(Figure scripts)
┏━━

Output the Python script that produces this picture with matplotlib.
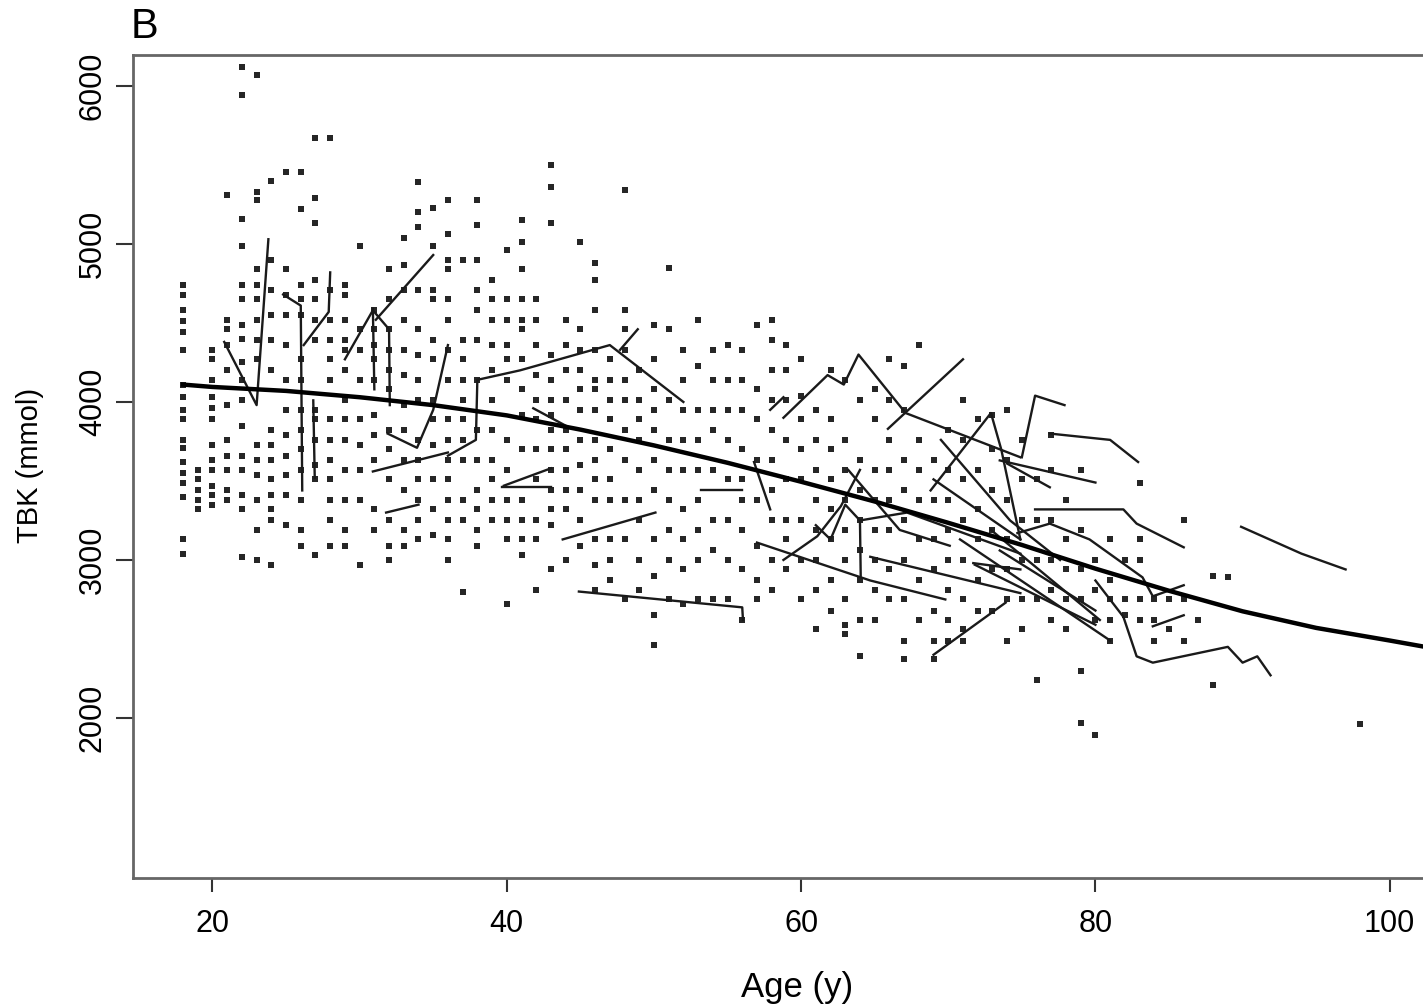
import matplotlib
matplotlib.use("Agg")
import matplotlib.pyplot as plt

plt.rcParams['font.family'] = ['Liberation Sans', 'DejaVu Sans']

# ---- scatter data: age (years) and TBK (mmol), grouped by age column ----
scatter_ages = [18, 19, 20, 21, 22, 23, 24, 25, 26, 27, 28, 29, 30, 31, 32, 33, 34, 35, 36, 37, 38, 39,
                40, 41, 42, 43, 44, 45, 46, 47, 48, 49, 50, 51, 52, 53, 54, 55, 56, 57, 58, 59,
                60, 61, 62, 63, 64, 65, 66, 67, 68, 69, 70, 71, 72, 73, 74, 75, 76, 77, 78, 79,
                80, 81, 82, 83, 84, 85, 86, 87, 88, 89, 98]
scatter_tbk = [
    [4740, 4680, 4580, 4510, 4440, 4330, 4110, 4030, 3950, 3890, 3760, 3710, 3620, 3550, 3490, 3400, 3130, 3040],
    [3570, 3510, 3440, 3380, 3320],
    [4330, 4270, 4140, 4030, 3960, 3890, 3730, 3630, 3570, 3470, 3410, 3350],
    [5310, 4520, 4460, 4360, 4200, 3980, 3760, 3660, 3570, 3440, 3380],
    [6120, 5940, 5160, 4990, 4740, 4650, 4490, 4400, 4250, 4140, 4010, 3850, 3660, 3570, 3410, 3320, 3020],
    [6070, 5330, 5280, 4840, 4740, 4650, 4520, 4390, 4270, 3730, 3630, 3540, 3380, 3190, 3000],
    [5400, 4900, 4710, 4550, 4390, 4200, 3820, 3730, 3630, 3510, 3410, 3320, 3250, 2970],
    [5455, 4840, 4680, 4550, 4360, 4140, 3950, 3790, 3660, 3540, 3410, 3220],
    [5455, 5220, 4740, 4650, 4550, 4270, 4140, 3950, 3820, 3700, 3570, 3380, 3190, 3090],
    [5670, 5290, 5130, 4770, 4650, 4520, 4390, 3950, 3890, 3760, 3600, 3510, 3030],
    [5670, 4710, 4520, 4390, 4270, 4140, 3890, 3760, 3630, 3510, 3380, 3250, 3090],
    [4740, 4680, 4520, 4390, 4330, 4200, 4010, 3890, 3760, 3570, 3380, 3190, 3090],
    [4990, 4460, 4330, 4140, 3890, 3730, 3570, 3380, 2970],
    [4580, 4460, 4360, 4270, 4140, 3920, 3790, 3630, 3320, 3190],
    [4840, 4650, 4460, 4330, 4200, 4080, 3820, 3700, 3510, 3250, 3090, 3000],
    [5040, 4870, 4710, 4520, 4330, 4170, 3980, 3820, 3630, 3440, 3190, 3090],
    [5390, 5200, 5110, 4710, 4460, 4300, 4140, 4010, 3760, 3630, 3510, 3380, 3250, 3130],
    [5230, 4990, 4710, 4650, 4390, 4270, 4010, 3890, 3730, 3510, 3320, 3160],
    [5280, 5060, 4900, 4840, 4650, 4520, 4330, 4140, 3890, 3760, 3630, 3510, 3380, 3250, 3130, 3000],
    [4900, 4390, 4270, 4140, 4010, 3890, 3760, 3630, 3380, 3250, 2800],
    [5280, 5120, 4900, 4710, 4580, 4390, 4140, 3820, 3630, 3440, 3320, 3190, 3090],
    [4770, 4650, 4520, 4360, 4200, 4010, 3820, 3630, 3510, 3380, 3250],
    [4960, 4650, 4520, 4360, 4270, 4140, 3760, 3570, 3380, 3250, 3130, 2720],
    [5150, 5010, 4840, 4650, 4520, 4460, 4270, 4080, 3920, 3700, 3380, 3250, 3130, 3030],
    [4650, 4520, 4360, 4170, 4010, 3890, 3700, 3510, 3250, 3130, 2810],
    [5500, 5360, 5130, 4300, 4140, 4010, 3920, 3820, 3700, 3570, 3440, 3320, 3220, 2940],
    [4520, 4360, 4200, 4010, 3820, 3700, 3570, 3440, 3320, 3000],
    [5010, 4460, 4330, 4200, 4080, 3950, 3760, 3600, 3440, 3250, 3090],
    [4880, 4770, 4580, 4330, 4140, 4080, 3950, 3760, 3630, 3510, 3380, 3130, 2970, 2810],
    [4270, 4140, 4010, 3890, 3700, 3510, 3380, 3130, 3000, 2870],
    [5340, 4580, 4460, 4330, 4140, 4010, 3820, 3630, 3380, 3130, 2750],
    [4200, 4010, 3890, 3760, 3570, 3380, 3250, 3000, 2810],
    [4490, 4270, 4080, 3950, 3820, 3630, 3440, 3130, 2900, 2650, 2460],
    [4850, 4460, 4010, 3760, 3570, 3380, 3190, 3000, 2750],
    [4330, 4140, 3950, 3760, 3570, 3320, 3130, 2940, 2720],
    [4520, 4230, 3950, 3760, 3570, 3380, 3190, 3000, 2750],
    [4330, 4140, 3950, 3820, 3570, 3250, 3060, 2750],
    [4360, 4140, 3950, 3760, 3510, 3250, 3000, 2750],
    [4330, 4140, 3950, 3700, 3510, 3380, 3190, 2940, 2620],
    [4490, 4080, 3890, 3630, 3380, 3090, 2870, 2750],
    [4520, 4390, 4200, 4010, 3820, 3630, 3440, 3250, 3000, 2810],
    [4360, 4200, 4010, 3760, 3510, 3250, 3130, 2940],
    [4270, 4040, 3890, 3700, 3510, 3250, 3000, 2750],
    [3950, 3760, 3570, 3380, 3190, 3000, 2810, 2560],
    [4200, 3890, 3700, 3510, 3320, 3130, 2870, 2680],
    [4140, 3760, 3570, 3380, 3190, 3000, 2750, 2590, 2530],
    [4010, 3630, 3440, 3250, 3060, 2870, 2620, 2390],
    [4080, 3890, 3570, 3380, 3190, 3000, 2810, 2620],
    [4270, 4010, 3760, 3570, 3380, 3190, 2940, 2750],
    [4230, 3950, 3630, 3440, 3250, 3000, 2750, 2490, 2370],
    [4360, 3760, 3570, 3380, 3130, 2870, 2620],
    [3630, 3380, 3130, 2940, 2680, 2490, 2370],
    [3820, 3570, 3380, 3190, 3000, 2810, 2620, 2490],
    [4010, 3760, 3510, 3250, 3000, 2750, 2560, 2490],
    [3890, 3570, 3320, 3130, 2870, 2680],
    [3920, 3700, 3440, 3190, 2940, 2680],
    [3950, 3630, 3380, 3130, 2940, 2750, 2490],
    [3760, 3510, 3250, 3000, 2750, 2560],
    [3510, 3250, 3000, 2750, 2240],
    [3790, 3570, 3250, 3000, 2810, 2620],
    [3380, 3130, 2940, 2750, 2560],
    [3570, 3190, 2940, 2750, 2300, 1970],
    [3000, 2810, 2620, 1890],
    [3130, 2870, 2750, 2620, 2490],
    [3000, 2750, 2650],
    [3490, 3130, 3000, 2750, 2620],
    [2750, 2620, 2490],
    [2750, 2560],
    [3250, 2750, 2490],
    [2620],
    [2900, 2210],
    [2890],
    [1960],
]

# ---- individual longitudinal trajectories (age, TBK) ----
traj_ages = [
    [20.8, 23.0, 23.8],
    [24.8, 26.0, 26.1],
    [26.2, 27.9, 28.0],
    [26.85, 26.95],
    [29.0, 30.9, 32.0, 32.05],
    [30.9, 31.0],
    [31.1, 35.0],
    [30.9, 36.0],
    [31.9, 33.9, 35.0, 36.0],
    [36.0, 37.9, 38.0, 40.9, 47.0, 52.0],
    [31.8, 34.0],
    [41.8, 44.0],
    [39.8, 43.0],
    [39.7, 43.0],
    [43.8, 50.1],
    [44.9, 56.0, 56.05],
    [47.7, 48.9],
    [53.2, 56.0],
    [57.0, 64.7, 69.8],
    [57.9, 58.8],
    [58.8, 61.8, 62.9, 63.9, 67.1, 74.9],
    [65.9, 71.0],
    [75.0, 75.9, 77.9],
    [76.9, 81.0, 82.9],
    [73.5, 80.0],
    [74.0, 76.9],
    [75.9, 81.9, 82.8, 86.0],
    [74.7, 76.9, 79.6, 83.2, 83.9, 86.0],
    [80.0, 81.9, 82.8, 83.9, 89.0, 90.0, 91.0, 91.9],
    [83.9, 85.1, 86.0],
    [89.9, 94.0, 97.0],
    [69.0, 73.9],
    [56.8, 57.9],
    [58.8, 61.1, 62.7, 64.0],
    [61.0, 62.0, 63.0, 64.0, 64.05],
    [64.7, 74.9],
    [64.0, 67.2, 74.9],
    [69.0, 74.9],
    [71.7, 74.9],
    [68.8, 72.9, 73.6, 74.9],
    [70.8, 81.0],
    [71.8, 80.0],
    [72.9, 80.3],
    [73.5, 80.0],
    [69.5, 74.2, 77.6],
    [63.2, 66.7, 70.1],
]
traj_tbk = [
    [4380, 3980, 5030],
    [4680, 4610, 3440],
    [4360, 4570, 4820],
    [4010, 3520],
    [4270, 4580, 4460, 3980],
    [4590, 4080],
    [4520, 4930],
    [3560, 3680],
    [3800, 3710, 3950, 4360],
    [3660, 3760, 4140, 4200, 4360, 4000],
    [3300, 3350],
    [3960, 3850],
    [3470, 3580],
    [3460, 3460],
    [3130, 3300],
    [2800, 2700, 2620],
    [4330, 4460],
    [3440, 3440],
    [3110, 2870, 2750],
    [3950, 4030],
    [3900, 4170, 4110, 4300, 3930, 3650],
    [3830, 4270],
    [3650, 4040, 3980],
    [3800, 3760, 3620],
    [3630, 3490],
    [3610, 3460],
    [3320, 3320, 3230, 3080],
    [3170, 3230, 3130, 2890, 2770, 2840],
    [2870, 2640, 2390, 2350, 2450, 2350, 2390, 2270],
    [2580, 2620, 2650],
    [3210, 3040, 2940],
    [2400, 2730],
    [3620, 3320],
    [3000, 3150, 3340, 3570],
    [3220, 3130, 3350, 3250, 2900],
    [3020, 2790],
    [3250, 3300, 3040],
    [3510, 3130],
    [2980, 2940],
    [3440, 3930, 3700, 3130],
    [3130, 2490],
    [2970, 2590],
    [3190, 2620],
    [3060, 2680],
    [3760, 3250, 3000],
    [3570, 3190, 3090],
]

# ---- fitted population curve ----
curve_age = [18, 20, 25, 30, 35, 40, 45, 50, 55, 60, 65, 70, 75, 80, 85, 90, 95, 100, 103]
curve_tbk = [4110, 4095, 4070, 4030, 3980, 3915, 3825, 3725, 3615, 3495, 3370, 3235, 3095, 2945, 2805, 2675, 2570, 2490, 2440]

x_ticks = [20, 40, 60, 80, 100]
y_ticks = [2000, 3000, 4000, 5000, 6000]

W, H = 1423, 1007
fig = plt.figure(figsize=(W / 100, H / 100), dpi=100)
left, right, top, bottom = 133, 1428, 55, 878
ax = fig.add_axes([left / W, 1 - bottom / H, (right - left) / W, (bottom - top) / H])

xs, ys = [], []
for a, vals in zip(scatter_ages, scatter_tbk):
    for v in vals:
        xs.append(a)
        ys.append(v)
ax.scatter(xs, ys, s=13, marker='s', color='#262626', linewidths=0, zorder=2)

for ta, tv in zip(traj_ages, traj_tbk):
    ax.plot(ta, tv, color='#1a1a1a', linewidth=1.7, zorder=3)

ax.plot(curve_age, curve_tbk, color='black', linewidth=3.2, zorder=4)

ax.set_xlim(14.6, 102.6)
ax.set_ylim(987, 6196)
ax.set_xticks(x_ticks)
ax.set_yticks(y_ticks)
ax.set_xticklabels([str(t) for t in x_ticks], fontsize=22)
ax.set_yticklabels([str(t) for t in y_ticks], fontsize=22, rotation=90, va='center')
ax.tick_params(axis='x', direction='out', length=10, width=1.5, color='#333333', pad=12)
ax.tick_params(axis='y', direction='out', length=12, width=1.5, color='#333333', pad=6)
for sp in ax.spines.values():
    sp.set_color('#666666')
    sp.set_linewidth(2)

fig.text(797 / W, 1 - 988 / H, 'Age (y)', fontsize=25, ha='center', va='center')
fig.text(30 / W, 1 - 465 / H, 'TBK (mmol)', fontsize=21, ha='center', va='center', rotation=90)
fig.text(145 / W, 1 - 27 / H, 'B', fontsize=30, ha='center', va='center')

fig.savefig('out.png', dpi=100)
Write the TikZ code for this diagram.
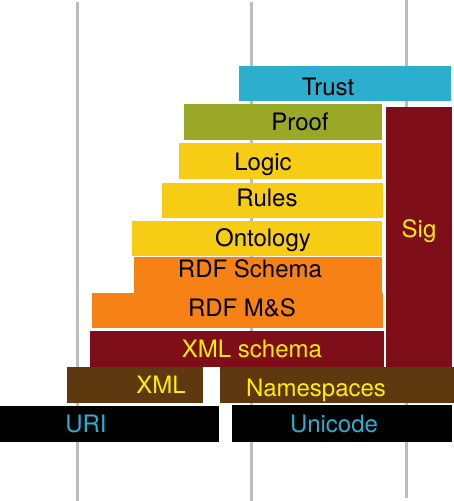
\documentclass[tikz,border=0pt]{standalone}
\usepackage{fontspec}
\setmainfont{TeX Gyre Heros}
\usepackage{xcolor}
\usepackage{tikz}
\usetikzlibrary{backgrounds,positioning}
\pgfdeclarelayer{edgelayer}
\pgfdeclarelayer{nodelayer}
\pgfsetlayers{background,edgelayer,nodelayer,main}
\definecolor{trustblue}{RGB}{44,174,206}
\definecolor{proofgreen}{RGB}{153,168,38}
\definecolor{logicyellow}{RGB}{247,204,20}
\definecolor{rdforange}{RGB}{246,130,22}
\definecolor{sigred}{RGB}{126,14,23}
\definecolor{xmlbrown}{RGB}{94,56,14}
\definecolor{textyellow}{RGB}{255,238,0}
\definecolor{rulegray}{RGB}{188,188,188}
\tikzstyle{none}=[inner sep=0mm]
\tikzstyle{rule}=[line width=3pt,draw=rulegray]
\tikzstyle{box}=[shape=rectangle,inner sep=0pt,outer sep=0pt]
\tikzstyle{lbl}=[inner sep=0pt,anchor=base,font=\fontsize{24}{24}\selectfont]
\tikzstyle{dark lbl}=[lbl,text=black]
\tikzstyle{yellow lbl}=[lbl,text=textyellow]
\tikzstyle{blue lbl}=[lbl,text=trustblue]

\begin{document}
\begin{tikzpicture}[x=1pt,y=-1pt]
	\useasboundingbox (0,0) rectangle (454,501);
	\begin{pgfonlayer}{nodelayer}
		% layer boxes
		\node [style=box,fill=trustblue,minimum width=212pt,minimum height=35pt] (0) at (345,83.5) {};
		\node [style=box,fill=proofgreen,minimum width=198pt,minimum height=36pt] (1) at (283,122) {};
		\node [style=box,fill=sigred,minimum width=66pt,minimum height=260pt] (2) at (419,237) {};
		\node [style=box,fill=logicyellow,minimum width=203pt,minimum height=36pt] (3) at (280.5,161) {};
		\node [style=box,fill=logicyellow,minimum width=221pt,minimum height=35pt] (4) at (272.5,200.5) {};
		\node [style=box,fill=logicyellow,minimum width=250pt,minimum height=35pt] (5) at (257,238.5) {};
		\node [style=box,fill=rdforange,minimum width=248pt,minimum height=37pt] (6) at (258,275) {};
		\node [style=box,fill=rdforange,minimum width=291pt,minimum height=35pt] (7) at (237.5,310.5) {};
		\node [style=box,fill=sigred,minimum width=294pt,minimum height=36pt] (8) at (237,349) {};
		\node [style=box,fill=xmlbrown,minimum width=136pt,minimum height=36pt] (9) at (135,385) {};
		\node [style=box,fill=xmlbrown,minimum width=234pt,minimum height=36pt] (10) at (337,385) {};
		\node [style=box,fill=black,minimum width=219pt,minimum height=36pt] (11) at (109.5,424) {};
		\node [style=box,fill=black,minimum width=220pt,minimum height=37pt] (12) at (342,423.5) {};
		% labels
		\node [style=dark lbl] (13) at (328,95) {Trust};
		\node [style=dark lbl] (14) at (300,130) {Proof};
		\node [style=yellow lbl] (15) at (419,237) {Sig};
		\node [style=dark lbl] (16) at (263,170) {Logic};
		\node [style=dark lbl] (17) at (267,206) {Rules};
		\node [style=dark lbl] (18) at (263,246) {Ontology};
		\node [style=dark lbl] (19) at (250,277) {RDF Schema};
		\node [style=dark lbl] (20) at (242,316) {RDF M\&S};
		\node [style=yellow lbl] (21) at (252,357) {XML schema};
		\node [style=yellow lbl] (22) at (161,393) {XML};
		\node [style=yellow lbl] (23) at (316,396) {Namespaces};
		\node [style=blue lbl] (24) at (86,432) {URI};
		\node [style=blue lbl] (25) at (334,432) {Unicode};
		% ends of the rules
		\node [style=none] (26) at (77,2) {};
		\node [style=none] (27) at (77,501) {};
		\node [style=none] (28) at (251,2) {};
		\node [style=none] (29) at (251,501) {};
		\node [style=none] (30) at (406,0) {};
		\node [style=none] (31) at (406,498) {};
	\end{pgfonlayer}
	\begin{pgfonlayer}{edgelayer}
		\draw [style=rule] (26.center) to (27.center);
		\draw [style=rule] (28.center) to (29.center);
		\draw [style=rule] (30.center) to (31.center);
	\end{pgfonlayer}
\end{tikzpicture}
\end{document}
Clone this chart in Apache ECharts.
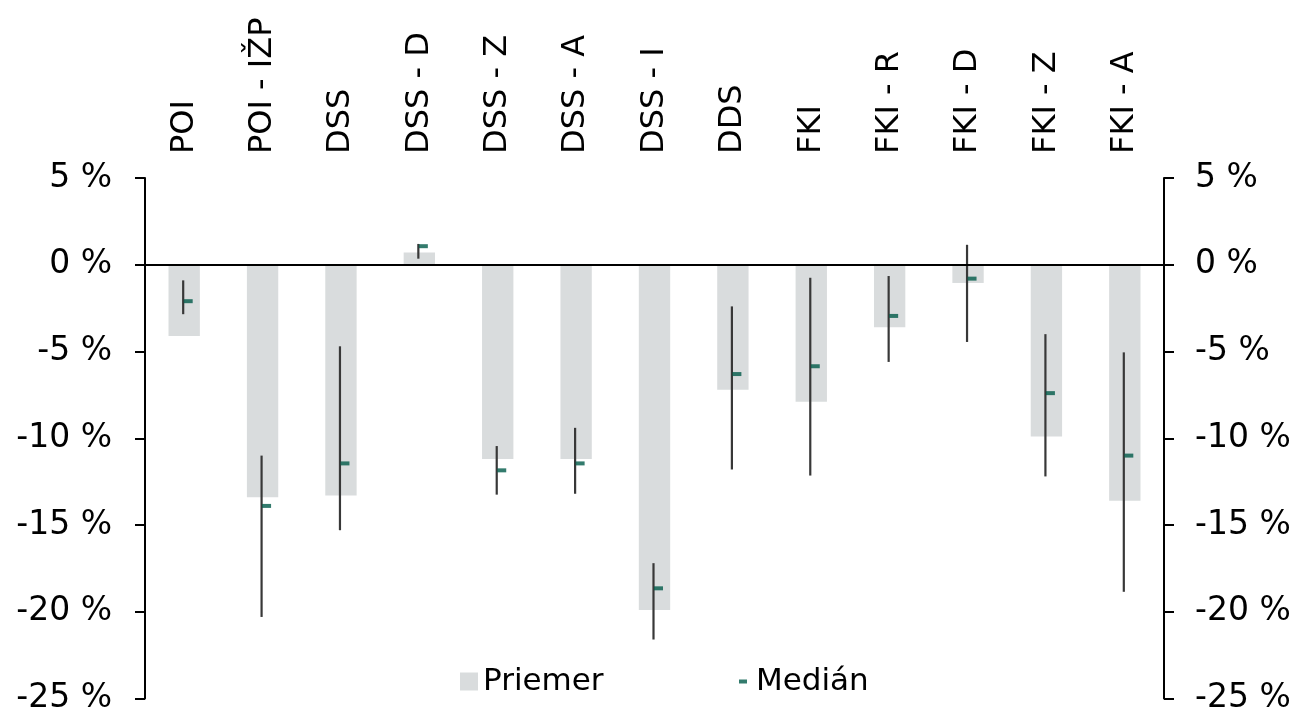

┗━━

* SET PROBLEM: Repeat, with no pictures, each line from the beginning of the data through the line containing "plt.rcParams['font.family'] = ['Liberation", inclusive.

* ANSWER TO THE TASK:
Output the Python script that produces this picture with matplotlib.
import matplotlib
matplotlib.use("Agg")
import matplotlib.pyplot as plt

plt.rcParams['font.family'] = ['Liberation Sans', 'DejaVu Sans']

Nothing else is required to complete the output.